Entre un croyant et un athée, entre un chrétien et un agnostique, entre un catholique et un matérialiste, il y a parfois beaucoup plus de proximité et de croyances communes qu’entre deux croyants, deux chrétiens, deux catholiques qui se croient proches par l’étiquette mais conçoivent en réalité un Dieu complètement différent. En effet il y a des catholiques qui ne croient guère aux “miracles” de Jésus, des chrétiens qui ne croient guère en la résurrection de Jésus. Et beaucoup de militants, même athées, des droits de l’homme se sentent très proches de Jésus. Sa vie, son témoignage touchent et éclairent en effet de nombreux hommes, croyants ou incroyants, bien au-delà des sphères religieuses. Ainsi le philosophe André Comte-Sponville[1] qui se déclare athée, écrit :
« Le nouveau-né qu’on couche dans une étable, l’enfant pourchassé, l’adolescent dialoguant avec les érudits, le même plus tard, face aux marchands du temple, la primauté de l’amour, à quoi se ramènent “toute la Loi et les prophètes”, le sabbat qui est fait pour l’homme et non pas l’homme pour le sabbat, l’acceptation ou l’anticipation de la laïcité (“Rendez à César ce qui est à César… “), le sens de l’universel humain (“Ce que vous avez fait au plus petit de mes frères, c’est à moi que vous l’avez fait” ), l’ouverture au présent (“Prenez soin d’aujourd’hui, demain prendra soin de lui-même”), la liberté de l’esprit (“la vérité fera de vous des hommes libres”), la parabole du Bon Samaritain, celle du Jeune homme riche, celle de l’enfant prodigue, l’épisode de la femme adultère, l’accueil des bannis et des prostituées, le sermon sur la montagne (“heureux les doux, heureux les affamés de justice, heureux les artisans de paix… “), la solitude (par exemple au Mont des Oliviers), le courage, l’humiliation, la crucifixion… On serait touché à moins. Disons que je me suis forgé une espèce de Christ intérieur, “doux et humble de cœur”, en effet, mais purement humain, qui m’accompagne ou me guide ».

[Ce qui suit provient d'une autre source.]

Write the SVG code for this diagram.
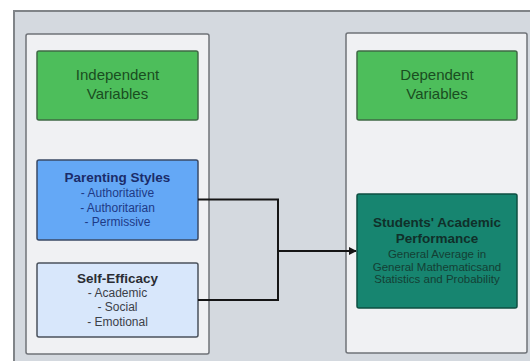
<svg xmlns="http://www.w3.org/2000/svg" width="530" height="361" viewBox="0 0 530 361">
  <defs>
    <style>
      .frame { fill: #d4d9df; stroke: #808488; stroke-width: 2; }
      .panel { fill: #f0f1f3; stroke: #6f7378; stroke-width: 1.5; }
      .head { fill: #4dbe5b; stroke: #3f6a45; stroke-width: 1.5; }
      .head-t { font-family: "Liberation Sans", Arial, sans-serif; font-size: 15px; fill: #1a4d21; text-anchor: middle; }
      .ps { fill: #64a8f6; stroke: #3a4a66; stroke-width: 1.5; }
      .se { fill: #d8e7fb; stroke: #4a525c; stroke-width: 1.5; }
      .dv { fill: #178570; stroke: #0e4f42; stroke-width: 1.5; }
      .title { font-family: "Liberation Sans", Arial, sans-serif; font-size: 13.5px; font-weight: bold; text-anchor: middle; }
      .item { font-family: "Liberation Sans", Arial, sans-serif; font-size: 12px; text-anchor: middle; }
      .small { font-family: "Liberation Sans", Arial, sans-serif; font-size: 11.5px; text-anchor: middle; }
      .conn { fill: none; stroke: #151515; stroke-width: 2; }
    </style>
    <marker id="arrow" viewBox="0 0 10 10" refX="9" refY="5" markerWidth="4" markerHeight="4" orient="auto">
      <path d="M0,0 L10,5 L0,10 z" fill="#151515"/>
    </marker>
  </defs>

  <rect width="530" height="361" fill="#ffffff"/>

  <!-- outer framing area -->
  <rect class="frame" x="14" y="11" width="530" height="360"/>

  <!-- side panels -->
  <g id="panel-independent">
    <rect class="panel" x="26" y="34" width="183" height="320" rx="2"/>
  </g>
  <g id="panel-dependent">
    <rect class="panel" x="346" y="33" width="181" height="320" rx="2"/>
  </g>

  <g id="independent-variables">
    <rect class="head" x="37" y="51" width="161" height="69" rx="2"/>
    <text class="head-t" x="117.5" y="80">Independent</text>
    <text class="head-t" x="117.5" y="99">Variables</text>
  </g>

  <g id="dependent-variables">
    <rect class="head" x="357" y="51" width="160" height="69" rx="2"/>
    <text class="head-t" x="437" y="80">Dependent</text>
    <text class="head-t" x="437" y="99">Variables</text>
  </g>

  <g id="parenting-styles">
    <rect class="ps" x="37" y="160" width="161" height="80" rx="2"/>
    <text class="title" x="117.5" y="182" fill="#1b2c6a">Parenting Styles</text>
    <text class="item" x="117.5" y="197" fill="#1e3a86">- Authoritative</text>
    <text class="item" x="117.5" y="211.5" fill="#1e3a86">- Authoritarian</text>
    <text class="item" x="117.5" y="226" fill="#1e3a86">- Permissive</text>
  </g>

  <g id="self-efficacy">
    <rect class="se" x="37" y="263" width="161" height="74" rx="2"/>
    <text class="title" x="117.5" y="283" fill="#2a2d33">Self-Efficacy</text>
    <text class="item" x="117.5" y="297" fill="#3b4048">- Academic</text>
    <text class="item" x="117.5" y="311" fill="#3b4048">- Social</text>
    <text class="item" x="117.5" y="325.5" fill="#3b4048">- Emotional</text>
  </g>

  <g id="academic-performance">
    <rect class="dv" x="357" y="194" width="160" height="114" rx="2"/>
    <text class="title" x="437" y="227" fill="#10302a">Students' Academic</text>
    <text class="title" x="437" y="243" fill="#10302a">Performance</text>
    <text class="small" x="437" y="258" fill="#143f34">General Average in</text>
    <text class="small" x="437" y="270.5" fill="#143f34">General Mathematicsand</text>
    <text class="small" x="437" y="283" fill="#143f34">Statistics and Probability</text>
  </g>

  <g id="connectors">
    <path class="conn" d="M198,199.5 H278 V300 H198"/>
    <path class="conn" d="M278,251 H356" marker-end="url(#arrow)"/>
  </g>
</svg>
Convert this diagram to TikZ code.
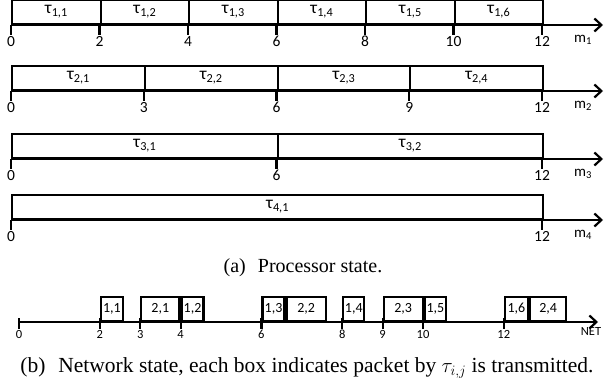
\documentclass[tikz,border=0pt]{standalone}
\usepackage{fontspec}
\setmainfont{Liberation Serif}
\newfontfamily\calfont{Carlito}
\usetikzlibrary{arrows.meta,positioning}

\begin{document}
\begin{tikzpicture}[x=1pt,y=-1pt,
  thickline/.style={line width=2.2pt},
  timeline/.style={thickline,-{Straight Barb[length=7pt,width=13pt,line width=2.2pt]}},
  taskbox/.style={draw,thickline,rectangle,inner sep=0pt,minimum height=24pt,anchor=south west,font=\calfont\fontsize{17.5}{17.5}\selectfont},
  pktbox/.style={draw,thickline,rectangle,inner sep=0pt,minimum height=24pt,font=\calfont\fontsize{14}{14}\selectfont},
  ticklbl/.style={anchor=north,inner sep=1pt,font=\calfont\fontsize{15.5}{15.5}\selectfont},
  mlbl/.style={inner sep=1pt,font=\calfont\fontsize{15}{15}\selectfont},
  netlbl/.style={anchor=north,inner sep=1pt,font=\calfont\fontsize{12.5}{12.5}\selectfont},
  caption/.style={font=\fontsize{20}{24}\selectfont}]
\useasboundingbox (0,0) rectangle (604,387);

\foreach \r/\ya/\tasks in {1/25/{1/0/2,2/2/4,3/4/6,4/6/8,5/8/10,6/10/12},
                          2/91/{1/0/3,2/3/6,3/6/9,4/9/12},
                          3/159/{1/0/6,2/6/12},
                          4/220/{1/0/12}}{
  \coordinate (o\r) at (11,\ya);
  \coordinate (e\r) at (603,\ya);
  \foreach \j/\a/\b in \tasks {
    \pgfmathsetmacro\w{(\b-\a)*44.25}
    \node[taskbox,minimum width=\w pt] (t\r\j) at ({11+\a*44.25},\ya) {τ\textsubscript{\r,\j}};
    \coordinate (c\r-\a) at ({11+\a*44.25},\ya);
    \node[ticklbl] (l\r-\a) at ({11+\a*44.25},\ya+10) {\a};
    \draw[thickline] (c\r-\a) -- (l\r-\a.north);
  }
  \coordinate (c\r-12) at (542,\ya);
  \node[ticklbl] (l\r-12) at (542,\ya+10) {12};
  \draw[thickline] (c\r-12) -- (l\r-12.north);
  \draw[timeline] (o\r) -- (e\r);
  \node[mlbl] (m\r) at (583,\ya+15) {m\textsubscript{\r}};
}

\node[caption] (capa) at (303,268) {(a)\hspace{0.6em}Processor state.};

\coordinate (no) at (19,322);
\coordinate (ne) at (598,322);
\node[pktbox,anchor=south west,minimum width=22pt] (p11) at ({19+2*40.4},322) {1,1};
\node[pktbox,anchor=south west,minimum width=38pt] (p21) at ({19+3*40.4},322) {2,1};
\node[pktbox,minimum width=22pt,right=0pt of p21] (p12) {1,2};
\node[pktbox,anchor=south west,minimum width=22pt] (p13) at ({19+6*40.4},322) {1,3};
\node[pktbox,minimum width=39pt,right=0pt of p13] (p22) {2,2};
\node[pktbox,anchor=south west,minimum width=21pt] (p14) at ({19+8*40.4},322) {1,4};
\node[pktbox,anchor=south west,minimum width=39pt] (p23) at ({19+9*40.4},322) {2,3};
\node[pktbox,minimum width=21pt,right=0pt of p23] (p15) {1,5};
\node[pktbox,anchor=south west,minimum width=23pt] (p16) at ({19+12*40.4},322) {1,6};
\node[pktbox,minimum width=36pt,right=0pt of p16] (p24) {2,4};
\foreach \c in {0,2,3,4,6,8,9,10,12}{
  \coordinate (nc-\c) at ({19+\c*40.4},318);
  \node[netlbl] (nl-\c) at ({19+\c*40.4},329) {\c};
  \draw[thickline] (nc-\c) -- (nl-\c.north);
}
\draw[timeline] (no) -- (ne);
\node[netlbl] (net) at (591,326) {NET};

\node[caption,font=\fontsize{21.5}{25}\selectfont] (capb) at (307,368) {(b)\hspace{0.6em}Network state, each box indicates packet by $\tau_{i,j}$ is transmitted.};
\end{tikzpicture}
\end{document}
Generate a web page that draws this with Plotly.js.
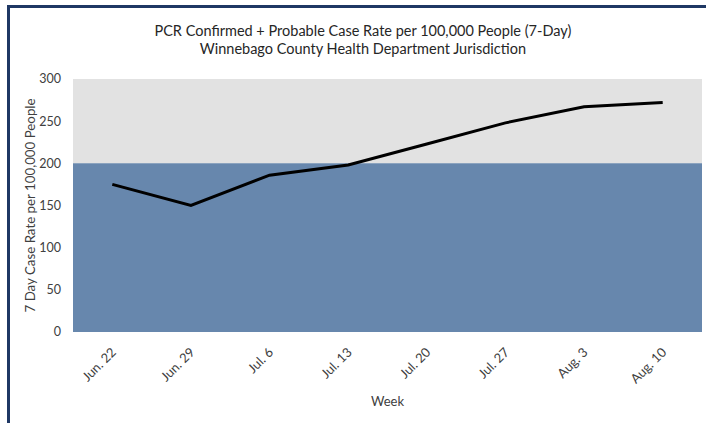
<!DOCTYPE html>
<html>
<head>
<meta charset="utf-8">
<script src="https://cdn.plot.ly/plotly-3.0.1.min.js"></script>
<style>
  html, body { margin: 0; padding: 0; background: #ffffff; }
  #chart { position: absolute; left: 0; top: 0; width: 706px; height: 423px; }
  #frame { position: absolute; left: 7px; top: 5px; width: 699px; height: 418px;
           border-top: 3px solid #1f3864; border-left: 3px solid #1f3864;
           box-sizing: border-box; pointer-events: none; }
</style>
</head>
<body>
<div id="chart"></div>
<div id="frame"></div>
<script>
const weeks = ["Jun. 22", "Jun. 29", "Jul. 6", "Jul. 13", "Jul. 20", "Jul. 27", "Aug. 3", "Aug. 10"];
const caseRate = [175, 150, 186, 198, 223, 248, 267, 272];
const yTicks = [0, 50, 100, 150, 200, 250, 300];
const threshold = 200;
const yMax = 300;

const font = "Lato, 'Open Sans', sans-serif";

const trace = {
  x: weeks,
  y: caseRate,
  type: "scatter",
  mode: "lines",
  line: { color: "#000000", width: 3 },
  hoverinfo: "x+y"
};

const layout = {
  width: 706,
  height: 423,
  margin: { l: 73, r: 4, t: 79, b: 91 },
  paper_bgcolor: "#ffffff",
  plot_bgcolor: "#ffffff",
  showlegend: false,
  font: { family: font, color: "#404040", size: 13 },
  title: {
    text: "PCR Confirmed + Probable Case Rate per 100,000 People (7-Day)<br>Winnebago County Health Department Jurisdiction",
    font: { family: font, size: 14.5, color: "#262626" },
    x: 0.514, xanchor: "center",
    y: 0.916, yanchor: "middle"
  },
  xaxis: {
    type: "category",
    range: [-0.5, weeks.length - 0.5],
    tickangle: -45,
    showgrid: false,
    zeroline: false,
    showline: false,
    ticks: "",
    ticklabelstandoff: 9,
    tickfont: { family: font, size: 13, color: "#404040" },
    title: { text: "Week", font: { family: font, size: 13, color: "#404040" }, standoff: 11 }
  },
  yaxis: {
    range: [0, yMax],
    tickvals: yTicks,
    showgrid: false,
    zeroline: false,
    showline: false,
    ticks: "",
    ticklabelstandoff: 11,
    tickfont: { family: font, size: 12.5, color: "#404040" },
    title: { text: "7 Day Case Rate per 100,000 People", font: { family: font, size: 13.3, color: "#404040" }, standoff: 0 }
  },
  shapes: [
    { type: "rect", xref: "paper", yref: "y", x0: 0, x1: 1, y0: threshold, y1: yMax,
      fillcolor: "#e2e2e2", line: { width: 0 }, layer: "below" },
    { type: "rect", xref: "paper", yref: "y", x0: 0, x1: 1, y0: 0, y1: threshold,
      fillcolor: "#6787ad", line: { width: 0 }, layer: "below" }
  ]
};

Plotly.newPlot("chart", [trace], layout, { displayModeBar: false, staticPlot: true });
</script>
</body>
</html>
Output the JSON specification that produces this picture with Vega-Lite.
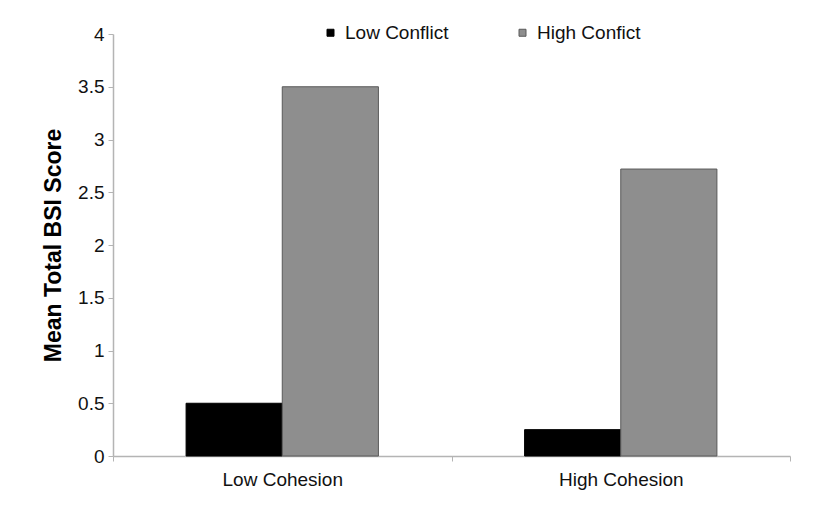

Le clivage croyant / agnostique ou chrétien / incroyant est souvent artificiel. Si les religions ont souvent intérêt à l’exploiter pour conserver leur troupe (et leurs ressources !), les “fidèles” le dépassent très facilement et presque spontanément quand ils se libèrent des autorités religieuses pour s’engager dans des actions. Si les religions restent souvent sectaires en étant attachées à des principes soit disant divins plus qu’à des valeurs spirituelles, à des dogmes plus qu’à la “fraternité”, beaucoup de “croyants” savent repérer l’essentiel de “l’amour” par delà le secondaire des “commandements” enseignés soit disant par le prophète. J’ai participé dernièrement à un colloque où se côtoyaient des femmes et des hommes de tous bords religieux et politiques, près de 500 personnes en tout. Il y avait des catholiques bien sûr mais aussi des protestants, des musulmans, des francs-maçons, des incroyants… Il y avait des militants engagés à gauche et à droite… Il y avait des anciens et des jeunes, des élus et des représentants dits de la “société civile” de toutes les régions de France. Tous savaient s’écouter, tous se respectaient, tous cherchaient à se comprendre, tous étaient extrêmement proches, tous pouvaient partager sincèrement leurs préoccupations profondes. Ils avaient cependant en commun une chose, essentielle. Non pas un prophète, non pas un Dieu. Mais le souci de l’homme, l’amour de l’Homme et c’est ce qui les rassemblait spirituellement: ils pouvaient ainsi tous envisager la « Politique au risque de la spiritualité[2] » sans aucune difficulté.
Pascal Jacquot
[1] André Comte-Sponville (A-t-on besoin d’une religion, Paris : les Éditions ouvrières) écrit aussi :
Au fond, à la lecture des évangiles, ce qui fait la valeur d’une vie humaine, est-ce le fait que la personne en question croit ou pas en Dieu, qu’elle croit ou pas en une vie après la mort ?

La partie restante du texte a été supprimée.